Consider Exodus 25:18—"And you shall make two cherubim of gold; of hammered work shall you make them, on the two ends of the mercy seat." Isn't it interesting that they are not described? It is as if Moses says, "Okay, you know what cherubim look like, right? So, make two of them, and...." Wouldn't it be interesting to know what they knew about cherubim, and how they knew what they knew?
But if that were important, God would have given the details. A crucial rule of interpretation is to make much of what God makes of (and the converse). So what is of interpretive importance to us is that the cherubim's appearance is not of interpretive importance to us, or else they would have been described. God tells us what matters about them. What matters about them is that they are of hammered gold, they are at the two ends of the mercy seat, and that...

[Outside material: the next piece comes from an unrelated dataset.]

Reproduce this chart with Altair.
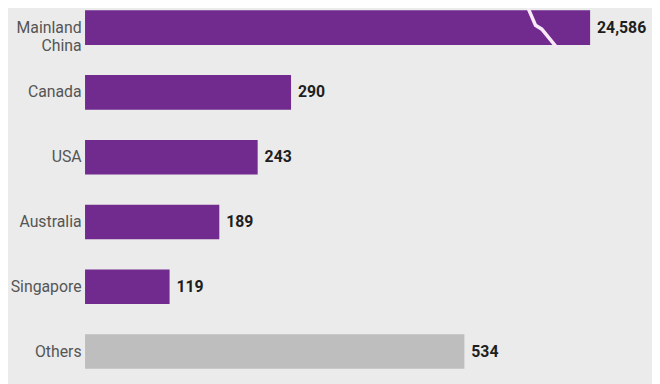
import altair as alt
import pandas as pd

countries = ["Mainland China", "Canada", "USA", "Australia", "Singapore", "Others"]
values = [24586, 290, 243, 189, 119, 534]
groups = ["main", "main", "main", "main", "main", "other"]

# The China bar is drawn on a broken axis, capped at this value
axis_cap = 711
break_at = 643

df = pd.DataFrame({
    "country": countries,
    "value": values,
    "group": groups,
})
df["drawn"] = df["value"].clip(upper=axis_cap)

break_df = pd.DataFrame({"country": ["Mainland China"], "pos": [break_at]})

x_scale = alt.Scale(domain=[0, 787], nice=False, zero=True)
y_enc = alt.Y(
    "country:N",
    sort=countries,
    scale=alt.Scale(paddingInner=0.4665, paddingOuter=0),
    axis=alt.Axis(
        title=None, domain=False, ticks=False, labelPadding=4,
        labelFontSize=16, labelColor="#555555", labelFont="Roboto",
        labelLineHeight=19,
        labelExpr="datum.label == 'Mainland China' ? split(datum.label, ' ') : datum.label",
    ),
)

bars = alt.Chart(df).mark_bar().encode(
    y=y_enc,
    x=alt.X("drawn:Q", scale=x_scale, axis=None),
    color=alt.Color("group:N", scale=alt.Scale(domain=["main", "other"], range=["#712a8d", "#bebebf"]), legend=None),
)

labels = alt.Chart(df).mark_text(
    align="left", baseline="middle", dx=7, fontSize=16, fontWeight="bold",
    font="Roboto", color="#1e1e1e",
).encode(
    y=alt.Y("country:N", sort=countries),
    x=alt.X("drawn:Q", scale=x_scale),
    text=alt.Text("value:Q", format=","),
)

brk = alt.Chart(break_df).mark_point(
    shape="M -0.7 -1 L -0.32 -0.12 L 0.0 0.08 L 0.75 1",
    size=1600, filled=False, stroke="#f8eaf8", strokeWidth=3.5, opacity=1,
    strokeJoin="miter",
).encode(
    y=alt.Y("country:N", sort=countries),
    x=alt.X("pos:Q", scale=x_scale),
)

chart = alt.layer(bars, labels, brk).properties(
    width=566, height=363,
    autosize=alt.AutoSizeParams(type="none"),
    padding={"left": 78, "top": 0, "right": 8, "bottom": 13},
    background="#ebebeb",
).configure_view(stroke=None)

chart.save("out.html", embed_options={"renderer": "svg", "actions": False})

...[t]he cherubim shall spread out their wings above, overshadowing the mercy seat with their wings, their faces one to another; toward the mercy seat shall the faces of the cherubim be (Exodus 25:20)
So what are the cherubim looking at, as they face inward? They are depicted, by command of God, as forever fixing their unblinking gaze upon the mercy seat, the kapporeth, the solid gold lid to the chest of the covenant.
What is the significance of this lid? Yahweh appears and speaks there (Exodus 25:22), and bloody atonement is made there, on the great and highest holy day (Leviticus 16, especially vv. 14-15). This locus is the focus. The angels' two objects of fascination are closely tied to it: Yahweh, and believers' blood-bought redemption. The turning away of Yahweh's wrath by means of blood atonement absorbs them fully, as they are depicted as frozen in rapt attention towards that spot.
Does Peter possibly have this in mind as he writes? The apostle tantalizingly remarks, as it were in passing, that angels intensely desire to bend over and get a good look [παρακύψαι] at the truths of the Gospel that we preach (1 Peter 1:12). It is an object of great interest and perhaps curiosity to them. God constituted the church as an eternal exhibit of His grace and wisdom — for the angels (Ephesians 3:8-10).
Think of it: angels know nothing of redemption themselves, except as spectators. Some of their number fell into rebellion, and not one of that company will be redeemed. The others stood fast with the Triune God, and not one of them needs redemption. Angels experience nothing of redemption. They either have no chance of it, or they have no need of it.
That Yahweh Himself would undertake to set His love on filthy rebels, would design an intricate tapestry of pointers to that redemption, would come in person to effect that redemption — these are great mysteries to the angels, and are objects of intense fascination to them.
Reflect just a moment longer. Once again, can we even imagine the vantage-point of the angelic mind? Thousands of years old, unclouded by sin, mighty in power and great in knowledge — what couldn't they study, if they wished to and God permitted? Planets, suns, comets, meteors, processes we can scarce imagine; all these are tomes available at the angelic library for their casual checkout.
But what draws angels and holds them is the drama of redemption.And here we can't but tarry one moment longer to wonder if there isn't even a greater mystery to the angels — an absolute bafflement, in this case?
We know what fascinates them. But as they observe us (1 Corinthians 11:10; 1 Timothy 5:21), what do they see fascinating us? As we gather together, ostensibly in the name of Christ, what is it that occupies us, that draws us, that fascinates us? Is it the truths of redemption: its Author, its plan, its unfolding, its implications, its consummation, its celebration, its communication? Is it the Word that ALONE reveals these truths?
Or is it games, pageantry, frippery, triviality, entertainment, froth, foam, and inanity?
We must be much smarter than the angels, mustn't we, to yawn and shrug at what so absorbs their vast attention?